If the meaning and application of the "boulevard rule" is to be changed, it must be done by the Legislature and not by judicial fiat. In sum, we express approval of the statement by Judge Gilbert for the dissenters in this case in the Court of Special Appeals:
"The ruling of the majority in this case erodes the Boulevard Rule and creates the defense that the unfavored driver could not see approaching traffic. Such a ruling requires the favored driver to know of obstacles at the intersection with an unfavored road and to take such precautions as may be requisite under the circumstances. Under the majority opinion, the favored driver no longer has the right to anticipate that an unfavored driver will not enter an intersection and deprive the favored driver of his right of way. The favored driver is now placed in the untenable position of having to be gifted with clairvoyance and extra-sensory perception in order to determine that the vision of the unfavored driver is not going to be hindered by hills, curves, walls, trees or other obstructions. In short, the majority render the Boulevard Law meaningless in its application to intersections where the unfavored driver's vision is obscured." Owens v. Creaser, 14 Md. App. 593, 610.

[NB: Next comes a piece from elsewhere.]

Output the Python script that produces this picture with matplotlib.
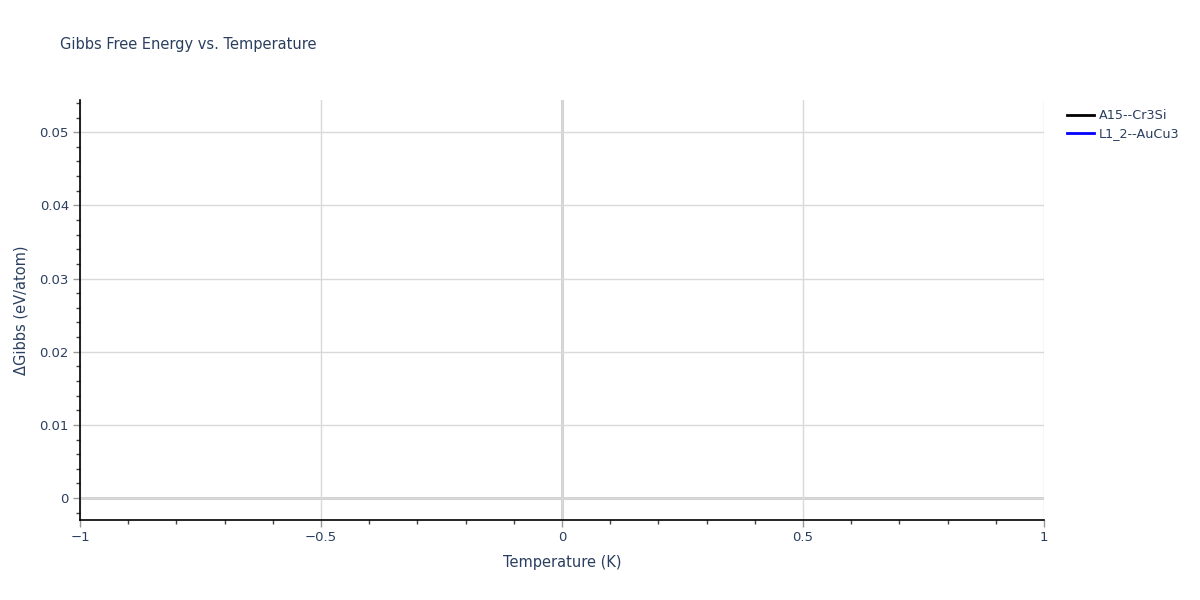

In the case here there is no question of the operation of the doctrine of last clear chance to rescue Mrs. Owens' claim; therefore, we reverse the judgment of the Court of Special Appeals and reinstate the judgment of the trial court.
Judgment of the Court of Special Appeals reversed and judgment of the Circuit Court for Montgomery County reinstated. Costs here and in the Court of Special Appeals to be paid by appellees.